The International Monetary Fund (IMF) released its bi-annual report on the state of the global economy, predicting that global growth will continue steadily but slowly.
The report also raised the alarm on policies it labeled as “protectionism.” The IMF expresses concern about the rollback of transparency regulations leading to a return of riskier global investing.
“While the IMF reports that growth is slow and steady, it is clear that the IMF is concerned with the return of the kind of risky behavior that helped create our recent global financial crisis,” noted Eric LeCompte, the Executive Director of Jubilee USA and an expert on United Nation finance groups.
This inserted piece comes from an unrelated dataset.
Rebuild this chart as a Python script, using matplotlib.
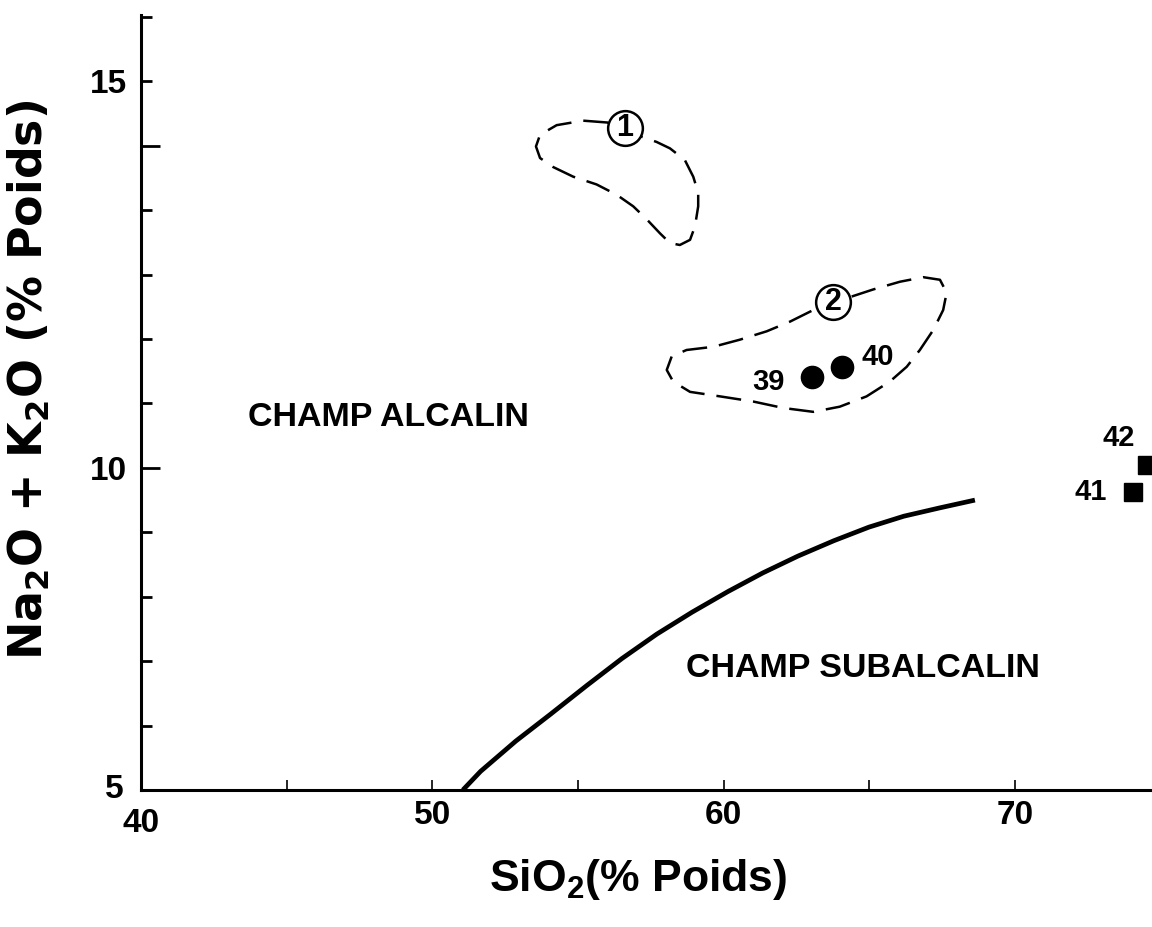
import matplotlib
matplotlib.use("Agg")
import matplotlib.pyplot as plt
from matplotlib.transforms import ScaledTranslation

plt.rcParams["font.family"] = ["Liberation Sans", "DejaVu Sans"]
plt.rcParams["font.weight"] = "bold"
plt.rcParams["mathtext.fontset"] = "custom"
plt.rcParams["mathtext.rm"] = "Liberation Sans:bold"
plt.rcParams["mathtext.it"] = "Liberation Sans:bold"
plt.rcParams["mathtext.bf"] = "Liberation Sans:bold"

# Alkaline / subalkaline dividing curve (SiO2, Na2O+K2O)
boundary_sio2 = [51.05, 51.66, 52.87, 54.07, 55.30, 56.51, 57.71, 58.92, 60.15,
                 61.35, 62.55, 63.79, 64.99, 66.19, 67.43, 68.63]
boundary_alk = [5.00, 5.29, 5.76, 6.18, 6.62, 7.04, 7.42, 7.76, 8.08,
                8.37, 8.63, 8.87, 9.08, 9.25, 9.38, 9.50]

# Field 1 outline
field1_sio2 = [56.04, 55.18, 54.27, 53.70, 53.56, 53.70, 54.15, 54.84, 55.64, 56.33,
               56.90, 57.36, 57.82, 58.16, 58.50, 58.85, 59.02, 59.13, 59.13, 58.96,
               58.67, 58.16, 57.70, 57.19]
field1_alk = [15.36, 15.39, 15.32, 15.17, 14.99, 14.81, 14.67, 14.52, 14.40, 14.24,
              14.06, 13.86, 13.64, 13.49, 13.46, 13.54, 13.75, 14.06, 14.27, 14.52,
              14.78, 14.96, 15.06, 15.14]
field1_tag = ("1", 56.61, 15.28)

# Field 2 outline
field2_sio2 = [64.40, 65.14, 66.06, 66.86, 67.43, 67.66, 67.54, 67.20, 66.74, 66.29,
               65.71, 64.91, 63.99, 63.08, 62.05, 61.02, 59.88, 58.85, 58.27, 58.05,
               58.22, 58.73, 59.65, 60.56, 61.48, 62.28, 63.08]
field2_alk = [12.66, 12.77, 12.89, 12.96, 12.92, 12.72, 12.45, 12.14, 11.83, 11.57,
              11.34, 11.11, 10.95, 10.87, 10.93, 11.03, 11.11, 11.18, 11.34, 11.52,
              11.73, 11.83, 11.88, 11.99, 12.12, 12.27, 12.45]
field2_tag = ("2", 63.77, 12.58)

# Samples
circle_ids = ["39", "40"]
circle_sio2 = [63.03, 64.06]
circle_alk = [11.41, 11.57]
circle_label_pos = [(61.55, 11.33), (65.30, 11.72)]

square_ids = ["41", "42"]
square_sio2 = [74.05, 74.53]
square_alk = [9.63, 10.05]
square_label_pos = [(72.62, 9.62), (73.55, 10.46)]

# Axis ticks
x_major = [40, 50, 60, 70]
x_major_labels = ["40", "50", "60", "70"]
x_minor = [45, 55, 65]
y_major = [5, 10, 15, 16]
y_major_labels = ["5", "10", "", "15"]
y_minor = [6, 7, 8, 9, 11, 12, 13, 14, 17]

fig = plt.figure(figsize=(11.52, 9.27), dpi=100)
ax = fig.add_axes([141 / 1152, 137 / 927, 1011 / 1152, 775 / 927])
ax.set_xlim(40, 74.71)
ax.set_ylim(5, 17.03)

for side in ("top", "right"):
    ax.spines[side].set_visible(False)
for side in ("left", "bottom"):
    ax.spines[side].set_linewidth(2.2)

ax.set_xticks(x_major)
ax.set_xticklabels(x_major_labels)
ax.set_xticks(x_minor, minor=True)
ax.set_yticks(y_major)
ax.set_yticklabels(y_major_labels)
ax.set_yticks(y_minor, minor=True)

ax.tick_params(axis="x", which="both", direction="in", length=7, width=1.2,
               labelsize=24, pad=7)
ax.tick_params(axis="y", which="both", direction="in", length=8, width=2.0,
               labelsize=24, pad=10)
ax.tick_params(axis="y", which="major", length=14)
# the tick carrying the upper label is drawn short
for tick, val in zip(ax.yaxis.get_major_ticks(), y_major):
    if val == 16:
        tick.tick1line.set_markersize(8)
for lab in ax.get_xticklabels() + ax.get_yticklabels():
    lab.set_fontweight("bold")

# shift the corner labels like the drawn axis
xl0 = ax.get_xticklabels()[0]
xl0.set_transform(xl0.get_transform() + ScaledTranslation(0, -8 / 100, fig.dpi_scale_trans))
yl0 = ax.get_yticklabels()[0]
yl0.set_transform(yl0.get_transform() + ScaledTranslation(-4 / 100, 4 / 100, fig.dpi_scale_trans))

# dividing curve
ax.plot(boundary_sio2, boundary_alk, color="black", lw=3.4, solid_capstyle="butt",
        solid_joinstyle="round")

# dashed fields
dash = (0, (10, 4.8))
for xs, ys, tag in ((field1_sio2, field1_alk, field1_tag),
                    (field2_sio2, field2_alk, field2_tag)):
    ax.plot(xs + xs[:1], ys + ys[:1], color="black", lw=1.8, linestyle=dash,
            dash_capstyle="butt")
    ax.plot([tag[1]], [tag[2]], marker="o", markersize=25, markerfacecolor="white",
            markeredgecolor="black", markeredgewidth=1.8, linestyle="none", zorder=4)
    ax.text(tag[1], tag[2], tag[0], fontsize=22, fontweight="bold",
            ha="center", va="center", zorder=5)

# sample points
ax.plot(circle_sio2, circle_alk, "o", color="black", markersize=16, zorder=6)
for name, (tx, ty) in zip(circle_ids, circle_label_pos):
    ax.text(tx, ty, name, fontsize=21, fontweight="bold", ha="center", va="center")

ax.plot(square_sio2, square_alk, "s", color="black", markersize=13, zorder=6)
for name, (tx, ty) in zip(square_ids, square_label_pos):
    ax.text(tx, ty, name, fontsize=21, fontweight="bold", ha="center", va="center")

# field names
ax.text(48.48, 10.78, "CHAMP ALCALIN", fontsize=24.5, fontweight="bold",
        ha="center", va="center")
ax.text(64.79, 6.89, "CHAMP SUBALCALIN", fontsize=24.5, fontweight="bold",
        ha="center", va="center")

# axis titles
fig.text(638 / 1152, 1 - 880 / 927, r"SiO$_{\mathbf{2}}$(% Poids)", fontsize=32,
         fontweight="bold", ha="center", va="center")
fig.text(29 / 1152, 1 - 380 / 927, r"Na$_{\mathbf{2}}$O + K$_{\mathbf{2}}$O (% Poids)",
         fontsize=33, fontweight="bold", ha="center", va="center", rotation=90,
         family=["DejaVu Sans"], math_fontfamily="dejavusans")

fig.savefig("out.png", dpi=100, facecolor="white")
LeCompte has tracked IMF economic reports since 2010. “The IMF is concerned with a shift in global politics.”
The report also noted that curbing tax evasion and avoidance needs global or “multilateral” cooperation.
“We know that in order to curb tax avoidance and evasion, we need agreements that can cross the borders of countries,” commented LeCompte on the taxation elements of the report.
The World Economic Outlook report noted that both low and middle income countries should be concerned about rising debt levels. The IMF views high debt as being a substantial risk in weak economies.
“It’s good the IMF is pointing to concerns of sustainable debt levels in poor countries,” stated LeCompte. “I’m concerned that higher debt levels and more risky market behavior is a recipe for another financial crisis.”
The report noted that with buoyant financial markets and a long-awaited cyclical recovery in manufacturing and trade, world growth is projected to rise from 3.1 percent in 2016 to 3.5 percent in 2017 and 3.6 percent in 2018. “But binding structural impediments continue to hold back a stronger recovery, and the balance of risks remains tilted to the downside, especially over the medium term,” it said.
“Emerging market and developing economies have become increasingly important in the global economy in recent years. They now account for more than 75 percent of global growth in output and consumption, almost double the share of just two decades ago,” IMF report added.